Rezension

Über Begegnungen, die mehr sind als Spuren im Watt…

Südfall -

Südfall
von Florian Knöppler

Bewertet mit 5 Sternen

Dave, ein britischer Soldat landet nach einem Flugzeugabsturz im nordfriesischen Watt nicht weit von der Hallig Südfall. Was wird mit ihm geschehen? Wird er Hilfe erhalten, als britischer Soldat, dessen Land Bomben auf Hamburg abgeworfen hat? 

 

Vertrautheit entsteht zunächst in der Landschaft. Die Wattlandschaft in Nordfriesland ähnelt seiner Heimat an der britischen Küste. Ob dies ein gutes Zeichen ist? 

 

Obwohl die Handlung im Sommer 1944 angesiedelt ist, spielt das Kriegsgeschehen als solches nur eine untergeordnete Rolle. Vielmehr wirft der Autor einen Blick auf die Alltäglichkeit und Herausforderungen des Lebens auch unabhängig des Kriegsgeschehens und wählt dafür diesen besonderen Landstrich an der Nordsee. Besonders nicht nur wegen der einzigartigen Wattlandschaft, sondern auch der Menschen, die sie bewohnen. Bereits seine erste Helferin überrascht Dave mit ihrer uneingeschränkten Hilfsbereitschaft und nicht zuletzt auch dem Risiko, dass sie damit für ihn eingeht. Dies wird, so viel darf verraten werden, nicht die letzte besondere Begegnung für Dave auf seinem Weg sein. 

 

Denn diese durchziehen das Buch wie ein unsichtbarer Faden, Begegnungen zwischen Menschen. Es ist Dave der britische Soldat, der verunglückt ist, jedoch Dave der Mensch und Tierarzt, der einen Weg nach Hause sucht. Nach Hause darf hier sowohl geographisch, als auch im übertragenen Sinne nach seiner inneren Heimat verstanden werden. Und so sind es Begegnungen auf Augenhöhe die nicht nur Dave, sondern auch sein jeweiliges Gegenüber verändern. 

 

Bereits mit Daves Geschichte wird deutlich, welche Dämonen und Schicksale jeden einzelnen Menschen auch jenseits von Krieg ereilen können. Daves Zerrissenheit und selbst erlebte Gefühllosigkeit erklärt sich nicht primär aus dem Krieg, sondern Verlusten in seiner Vergangenheit, die er bisher eher halbherzig überwunden hat. Auch die weiteren Protagonisten Paul, Anna, Cecilie und Simon hadern jede und jeder auf ihre Art mit der Vergangenheit und Gegenwart. Alle nicht nur aufgrund der Ereignisse, die sie erlebt haben, sondern auch einer gewissen Zartheit und Tiefe in ihrem Charakter, die so oft nicht in eine raue, oberflächliche Welt und gesellschaftliche Zwänge passen mag und sie so doch auf eine eigentümliche Art und Weise eint. Was die Charaktere im Buch ausmacht, ist daher für mich, dass wir sie von ihrer verletzlichen, und vielleicht auch wahrhaftigsten Seite kennenlernen.

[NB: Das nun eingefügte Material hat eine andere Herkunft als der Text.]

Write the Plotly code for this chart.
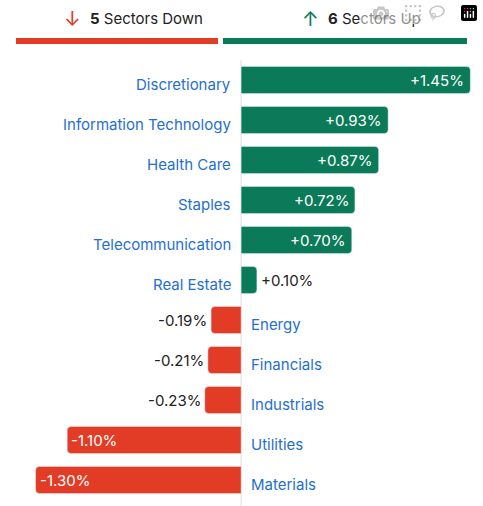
import plotly.graph_objects as go

sectors = ["Discretionary","Information Technology","Health Care","Staples","Telecommunication",
           "Real Estate","Energy","Financials","Industrials","Utilities","Materials"]
values = [1.45,0.93,0.87,0.72,0.70,0.10,-0.19,-0.21,-0.23,-1.10,-1.30]

GREEN = "#0b7a58"; RED = "#e23b26"; BLUE = "#1f6fd1"; FONT = "Inter"
colors = [GREEN if v > 0 else RED for v in values]

fig = go.Figure(go.Bar(x=values, y=sectors, orientation="h", marker_color=colors,
                       width=0.68, hoverinfo="skip"))
fig.update_traces(marker_cornerradius=4)

ann = []
for s, v in zip(sectors, values):
    txt = f"{v:+.2f}%"
    if v > 0:
        ann.append(dict(x=0, y=s, text=s, xanchor="right", xshift=-8, yshift=-4, showarrow=False,
                        font=dict(color=BLUE, size=15, family=FONT)))
        if v > 0.5:
            ann.append(dict(x=v, y=s, text=txt, xanchor="right", xshift=-4, showarrow=False,
                            font=dict(color="white", size=15, family=FONT)))
        else:
            ann.append(dict(x=v, y=s, text=txt, xanchor="left", xshift=2, showarrow=False,
                            font=dict(color="#222", size=15, family=FONT)))
    else:
        ann.append(dict(x=0, y=s, text=s, xanchor="left", xshift=8, yshift=-4, showarrow=False,
                        font=dict(color=BLUE, size=15, family=FONT)))
        if v < -0.5:
            ann.append(dict(x=v, y=s, text=txt, xanchor="left", xshift=2, showarrow=False,
                            font=dict(color="white", size=15, family=FONT)))
        else:
            ann.append(dict(x=v, y=s, text=txt, xanchor="right", xshift=-2, showarrow=False,
                            font=dict(color="#222", size=15, family=FONT)))

n_down = sum(1 for v in values if v < 0)
n_up = sum(1 for v in values if v > 0)
ann += [
    dict(xref="paper", yref="paper", x=62/483, y=1+(60-19)/440, text="↓", showarrow=False,
         font=dict(color=RED, size=20, family=FONT), xanchor="left", yanchor="middle"),
    dict(xref="paper", yref="paper", x=88/483, y=1+(60-19)/440, text=f"<b>{n_down}</b> Sectors Down",
         showarrow=False, font=dict(color="#222", size=15, family=FONT), xanchor="left", yanchor="middle"),
    dict(xref="paper", yref="paper", x=300/483, y=1+(60-19)/440, text="↑", showarrow=False,
         font=dict(color=GREEN, size=20, family=FONT), xanchor="left", yanchor="middle"),
    dict(xref="paper", yref="paper", x=326/483, y=1+(60-19)/440, text=f"<b>{n_up}</b> Sectors Up",
         showarrow=False, font=dict(color="#222", size=15, family=FONT), xanchor="left", yanchor="middle"),
]

yl = 1 + (60-41)/440
shapes = [
    dict(type="line", xref="paper", yref="paper", x0=16/483, x1=218/483, y0=yl, y1=yl,
         line=dict(color=RED, width=6)),
    dict(type="line", xref="paper", yref="paper", x0=223/483, x1=467/483, y0=yl, y1=yl,
         line=dict(color=GREEN, width=6)),
    dict(type="line", xref="x", yref="paper", x0=0, x1=0, y0=-0.02, y1=1,
         line=dict(color="#ddd", width=1), layer="below"),
]

fig.update_layout(width=483, height=506, margin=dict(l=0, r=0, t=60, b=6),
                  plot_bgcolor="white", paper_bgcolor="white", showlegend=False,
                  xaxis=dict(range=[-1.525, 1.53], visible=False, fixedrange=True),
                  yaxis=dict(autorange="reversed", visible=False, fixedrange=True),
                  annotations=ann, shapes=shapes, bargap=0.32)
fig.write_html("out.html")

with open("out.html", encoding="utf-8") as f:
    html = f.read()
html = html.replace("<head>", "<head><style>html,body{margin:0;padding:0;overflow:hidden}</style>", 1)
with open("out.html", "w", encoding="utf-8") as f:
    f.write(html)
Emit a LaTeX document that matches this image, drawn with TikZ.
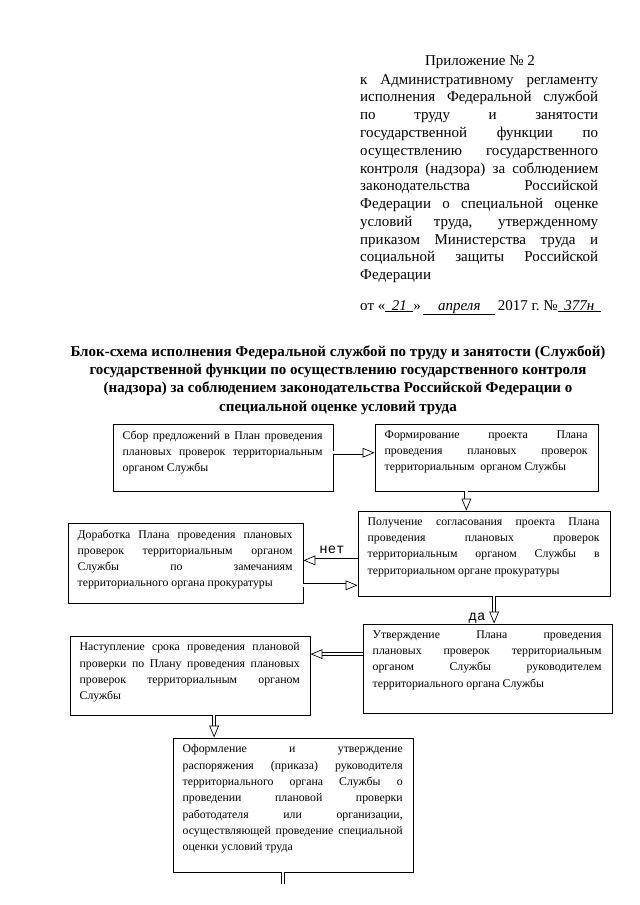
\documentclass[tikz,border=0pt]{standalone}
\usepackage{fontspec}
\setmainfont{Liberation Serif}
\newfontfamily\monofont{Liberation Mono}
\usetikzlibrary{arrows.meta,fit,calc}

\tikzset{
  box/.style={draw, line width=0.9pt, inner sep=0pt},
  txt/.style={anchor=north west, inner xsep=9.3pt, inner ysep=6.5pt, align=justify,
    font=\fontsize{11}{15.2}\selectfont},
  arr/.style={double, double distance=2.4pt, line width=0.65pt,
    -{Triangle[open, length=11pt, width=9pt]}},
  dbl/.style={double, double distance=2.4pt, line width=0.65pt},
  lbl/.style={font=\monofont\fontsize{13}{15}\selectfont, inner sep=0pt}
}

\begin{document}
\begin{tikzpicture}[x=0.328125mm, y=-0.328125mm]
    \useasboundingbox (0,0) rectangle (640,905);
    % header
    \node[font=\fontsize{14}{16.6}\selectfont] (pril) at (480,62) {Приложение № 2};
    \node[anchor=north west, inner sep=0pt, text width=78.1mm, align=justify,
      font=\fontsize{14}{16.6}\selectfont] (regl) at (360,74) {к Административному регламенту\linebreak
      исполнения Федеральной службой\linebreak
      по труду и занятости\linebreak
      государственной функции по\linebreak
      осуществлению государственного\linebreak
      контроля (надзора) за соблюдением\linebreak
      законодательства Российской\linebreak
      Федерации о специальной оценке\linebreak
      условий труда, утвержденному\linebreak
      приказом Министерства труда и\linebreak
      социальной защиты Российской\linebreak
      Федерации};
    \node[anchor=base west, inner sep=0pt, font=\fontsize{14}{16.6}\selectfont] (data) at (360,310)
      {от «\underline{\hbox to 9.2mm{\hss\itshape 21\hss}}»\,\underline{\hbox to 23.6mm{\hss\itshape апреля\hss}}\,2017~г.~№\underline{\hbox to 14.1mm{\hss\itshape 377н\hss}}};
    % title
    \node[align=center, font=\bfseries\fontsize{14}{17.1}\selectfont] (title) at (338,380)
      {Блок-схема исполнения Федеральной службой по труду и занятости (Службой)\\
      государственной функции по осуществлению государственного контроля\\
      (надзора) за соблюдением законодательства Российской Федерации о\\
      специальной оценке условий труда};

    % boxes
    \node[box, fit={(113,424) (333,491)}] (sbor) {};
    \node[txt, text width=65.6mm] at (sbor.north west) {Сбор предложений в План проведения\linebreak
      плановых проверок территориальным\linebreak органом Службы};
    \node[box, fit={(375,424) (598,491)}] (form) {};
    \node[txt, text width=66.6mm] at (form.north west) {Формирование проекта Плана\linebreak
      проведения плановых проверок\linebreak территориальным\ \ органом Службы};
    \node[box, fit={(358,511) (610,596)}] (pol) {};
    \node[txt, text width=76.1mm] at (pol.north west) {Получение согласования проекта Плана\linebreak
      проведения плановых проверок\linebreak территориальным органом Службы в\linebreak
      территориальном органе прокуратуры};
    \node[box, fit={(68,523) (303,603)}] (dor) {};
    \node[txt, text width=70.5mm] at (dor.north west) {Доработка Плана проведения плановых\linebreak
      проверок территориальным органом\linebreak Службы по замечаниям\linebreak
      территориального органа прокуратуры};
    \node[box, fit={(363,624) (612,713)}] (utv) {};
    \node[txt, text width=75.1mm] at (utv.north west) {Утверждение Плана проведения\linebreak
      плановых проверок территориальным\linebreak органом Службы руководителем\linebreak
      территориального органа Службы};
    \node[box, fit={(70,636) (310,715)}] (nast) {};
    \node[txt, text width=72.2mm] at (nast.north west) {Наступление срока проведения плановой\linebreak
      проверки по Плану проведения плановых\linebreak проверок территориальным органом\linebreak
      Службы};
    \node[box, fit={(173,738) (413,872)}] (oform) {};
    \node[txt, text width=72.2mm] at (oform.north west) {Оформление и утверждение\linebreak
      распоряжения (приказа) руководителя\linebreak территориального органа Службы о\linebreak
      проведении плановой проверки\linebreak работодателя или организации,\linebreak
      осуществляющей проведение специальной\linebreak оценки условий труда};

    % arrows
    \coordinate (ab) at ($(sbor.north east)!0.43!(sbor.south east)$);
    \draw[arr] (ab) -- (ab -| form.west);
    \coordinate (bc) at ($(form.south west)!0.41!(form.south east)$);
    \draw[arr] (bc) -- (bc |- pol.north);
    \coordinate (cd) at ($(pol.north west)!0.58!(pol.south west)$);
    \draw[arr] (cd) -- (cd -| dor.east);
    \coordinate (dc) at ($(dor.north east)!0.775!(dor.south east)$);
    \draw[arr] (dc) -- (dc -| pol.west);
    \coordinate (ce) at ($(pol.south west)!0.54!(pol.south east)$);
    \draw[arr] (ce) -- (ce |- utv.north);
    \coordinate (ef) at ($(utv.north west)!0.34!(utv.south west)$);
    \draw[arr] (ef) -- (ef -| nast.east);
    \coordinate (fg) at ($(nast.south west)!0.6!(nast.south east)$);
    \draw[arr] (fg) -- (fg |- oform.north);
    \coordinate (gend) at (283,884);
    \draw[dbl] (gend |- oform.south) -- (gend);
    \node[lbl] (net) at (332,550) {нет};
    \node[lbl] (da) at (477,618) {да};
\end{tikzpicture}
\end{document}
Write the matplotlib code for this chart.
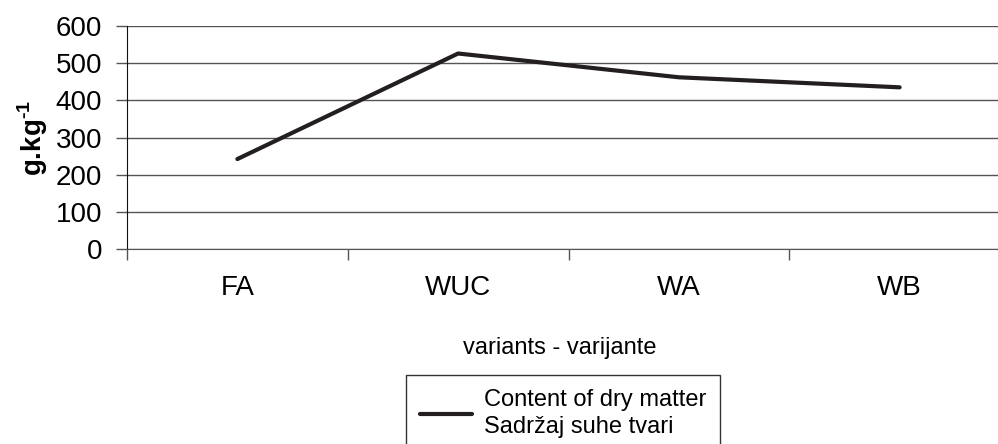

Ich bin begeistert, wie der Autor es schafft, für die verschiedenen Figuren in Stil, Sprache und Gedanken ganz eigene Welten zu erschaffen. Es sind dabei nur Nuancen in Wortwahl, Stil und Struktur, die beim Lesen immer wieder in die Gedanken, Nöte und Freuden der jeweiligen Protagonisten eintauchen lassen und sich zugleich umstandslos aneinander folgen.

Die Sprache ist atmosphärisch dicht, kein Wort zu wenig, keines zu viel, und lädt ein auch all die Nuancen zwischen den Zeilen wahrzunehmen und auf sich wirken zu lassen. 

Sehr gelungen fand ich die Beschreibungen und Parallelen der Wattlandschaft in Norddeutschland und Großbritannien.

Südfall ist so besonders, weil es aufzeigt, wie eine einzelne, vielleicht auch nur kurze Begegnung wichtige Denkanstöße geben kann, die einen selbst anders auf das eigene Leben blicken lassen und dieses damit auch verändern können. 

Dave hinterlässt Spuren, nicht nur flüchtige Spuren im Watt, sondern in den Menschen, denen er begegnet. So mag es auch der Leserin mit Südfall ergehen. Ein Buch, das Spuren hinterlässt und zum Nachdenken anregt.